» **Exercise directions**
Leave out the pictures and retype only the lines from the opening line to the line that holds "plt.rcParams['font.family'] = ['Roboto', 'DejaVu", both ends included.

» **Source material**
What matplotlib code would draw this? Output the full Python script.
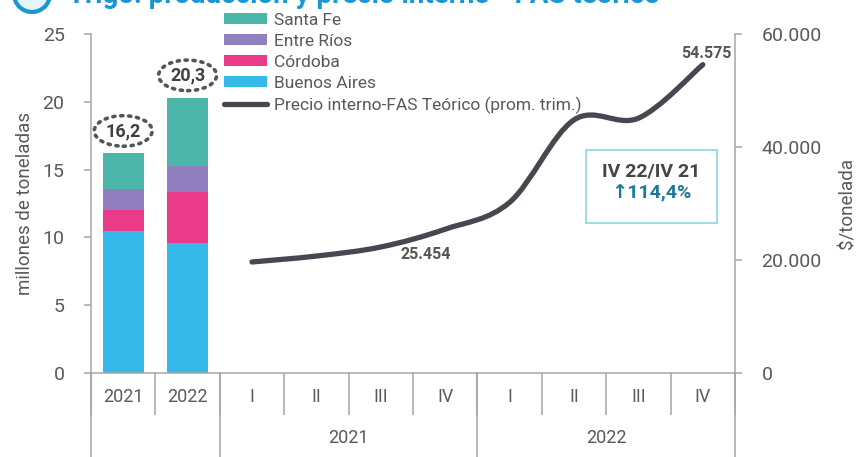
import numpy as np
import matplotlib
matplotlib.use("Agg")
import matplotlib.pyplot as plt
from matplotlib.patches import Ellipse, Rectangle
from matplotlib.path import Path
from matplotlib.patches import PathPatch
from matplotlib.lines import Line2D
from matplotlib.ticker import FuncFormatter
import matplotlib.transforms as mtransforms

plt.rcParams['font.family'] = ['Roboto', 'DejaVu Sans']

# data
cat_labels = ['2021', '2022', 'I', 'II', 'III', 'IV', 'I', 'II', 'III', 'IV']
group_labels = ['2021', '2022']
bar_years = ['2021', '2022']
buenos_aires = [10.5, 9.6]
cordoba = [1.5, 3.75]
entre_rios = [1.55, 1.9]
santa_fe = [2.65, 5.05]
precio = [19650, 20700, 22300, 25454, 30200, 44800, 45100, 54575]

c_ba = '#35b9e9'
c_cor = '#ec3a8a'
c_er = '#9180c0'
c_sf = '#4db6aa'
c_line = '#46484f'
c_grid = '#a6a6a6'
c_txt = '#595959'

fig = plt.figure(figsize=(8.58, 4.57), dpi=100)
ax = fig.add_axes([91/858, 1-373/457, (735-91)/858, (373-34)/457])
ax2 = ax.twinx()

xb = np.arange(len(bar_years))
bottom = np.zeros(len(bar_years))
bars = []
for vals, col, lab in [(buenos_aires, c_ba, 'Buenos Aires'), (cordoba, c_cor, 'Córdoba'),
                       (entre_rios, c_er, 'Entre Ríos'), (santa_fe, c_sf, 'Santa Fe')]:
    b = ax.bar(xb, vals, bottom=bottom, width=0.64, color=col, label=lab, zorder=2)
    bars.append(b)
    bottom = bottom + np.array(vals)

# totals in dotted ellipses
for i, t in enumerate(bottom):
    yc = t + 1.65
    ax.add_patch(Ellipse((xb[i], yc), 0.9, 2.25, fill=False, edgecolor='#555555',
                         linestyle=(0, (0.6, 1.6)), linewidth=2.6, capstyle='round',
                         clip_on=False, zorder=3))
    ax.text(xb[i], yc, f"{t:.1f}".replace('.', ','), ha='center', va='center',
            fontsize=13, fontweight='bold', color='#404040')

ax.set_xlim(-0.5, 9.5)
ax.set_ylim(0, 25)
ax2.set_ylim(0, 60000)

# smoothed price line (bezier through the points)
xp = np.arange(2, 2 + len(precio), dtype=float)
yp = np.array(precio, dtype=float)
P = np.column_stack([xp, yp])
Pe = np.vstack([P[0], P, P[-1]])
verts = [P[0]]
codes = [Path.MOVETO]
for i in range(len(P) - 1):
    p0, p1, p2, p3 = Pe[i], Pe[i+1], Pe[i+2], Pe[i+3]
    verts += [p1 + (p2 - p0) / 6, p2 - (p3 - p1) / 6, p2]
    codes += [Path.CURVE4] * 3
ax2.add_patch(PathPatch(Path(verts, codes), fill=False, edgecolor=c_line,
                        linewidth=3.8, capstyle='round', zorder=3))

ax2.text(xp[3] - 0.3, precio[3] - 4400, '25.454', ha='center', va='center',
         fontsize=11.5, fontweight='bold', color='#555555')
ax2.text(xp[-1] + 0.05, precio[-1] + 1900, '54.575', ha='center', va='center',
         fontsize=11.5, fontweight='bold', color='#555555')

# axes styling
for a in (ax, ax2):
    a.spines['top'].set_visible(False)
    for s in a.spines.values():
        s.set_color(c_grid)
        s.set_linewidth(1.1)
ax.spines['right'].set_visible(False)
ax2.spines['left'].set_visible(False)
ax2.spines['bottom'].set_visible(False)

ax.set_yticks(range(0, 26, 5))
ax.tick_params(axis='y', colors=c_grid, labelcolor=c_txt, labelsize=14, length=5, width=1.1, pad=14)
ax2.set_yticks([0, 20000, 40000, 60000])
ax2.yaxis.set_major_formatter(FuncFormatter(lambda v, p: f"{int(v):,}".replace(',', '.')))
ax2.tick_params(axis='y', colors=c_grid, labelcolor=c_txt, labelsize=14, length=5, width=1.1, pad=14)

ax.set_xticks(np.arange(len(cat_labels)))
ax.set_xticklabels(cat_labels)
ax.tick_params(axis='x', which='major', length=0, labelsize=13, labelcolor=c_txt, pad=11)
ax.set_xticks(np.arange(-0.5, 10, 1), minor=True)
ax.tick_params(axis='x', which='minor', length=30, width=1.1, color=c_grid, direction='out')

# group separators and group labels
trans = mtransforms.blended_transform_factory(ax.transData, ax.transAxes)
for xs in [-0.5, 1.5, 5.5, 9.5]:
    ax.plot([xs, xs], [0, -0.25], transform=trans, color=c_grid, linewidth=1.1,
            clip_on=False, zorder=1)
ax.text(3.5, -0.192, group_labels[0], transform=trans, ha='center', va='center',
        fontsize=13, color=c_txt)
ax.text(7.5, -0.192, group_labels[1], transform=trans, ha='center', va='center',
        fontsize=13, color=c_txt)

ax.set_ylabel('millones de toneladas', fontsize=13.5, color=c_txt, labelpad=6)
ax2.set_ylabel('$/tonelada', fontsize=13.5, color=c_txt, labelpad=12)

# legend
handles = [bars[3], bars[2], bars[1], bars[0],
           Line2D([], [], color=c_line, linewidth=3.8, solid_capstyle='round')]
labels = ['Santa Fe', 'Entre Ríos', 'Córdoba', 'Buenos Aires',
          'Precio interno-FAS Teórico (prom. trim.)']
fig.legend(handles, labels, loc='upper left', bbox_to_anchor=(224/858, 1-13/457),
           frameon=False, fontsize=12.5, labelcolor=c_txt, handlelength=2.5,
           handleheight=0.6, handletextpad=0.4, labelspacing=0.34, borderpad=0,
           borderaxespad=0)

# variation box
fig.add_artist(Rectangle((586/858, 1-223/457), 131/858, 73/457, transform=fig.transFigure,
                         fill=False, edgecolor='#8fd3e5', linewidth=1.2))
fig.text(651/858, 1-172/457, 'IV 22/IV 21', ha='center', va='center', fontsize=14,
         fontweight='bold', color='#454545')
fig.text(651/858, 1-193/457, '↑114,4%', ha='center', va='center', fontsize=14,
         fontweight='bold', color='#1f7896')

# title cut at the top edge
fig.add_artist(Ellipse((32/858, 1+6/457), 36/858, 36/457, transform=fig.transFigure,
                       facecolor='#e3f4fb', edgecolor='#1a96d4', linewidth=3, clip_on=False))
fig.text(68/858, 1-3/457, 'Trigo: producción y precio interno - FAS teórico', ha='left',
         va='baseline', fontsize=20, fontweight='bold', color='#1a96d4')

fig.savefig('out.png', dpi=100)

» **Solution to this task**
What matplotlib code would draw this? Output the full Python script.
import numpy as np
import matplotlib
matplotlib.use("Agg")
import matplotlib.pyplot as plt
from matplotlib.patches import Ellipse, Rectangle
from matplotlib.path import Path
from matplotlib.patches import PathPatch
from matplotlib.lines import Line2D
from matplotlib.ticker import FuncFormatter
import matplotlib.transforms as mtransforms

plt.rcParams['font.family'] = ['Roboto', 'DejaVu Sans']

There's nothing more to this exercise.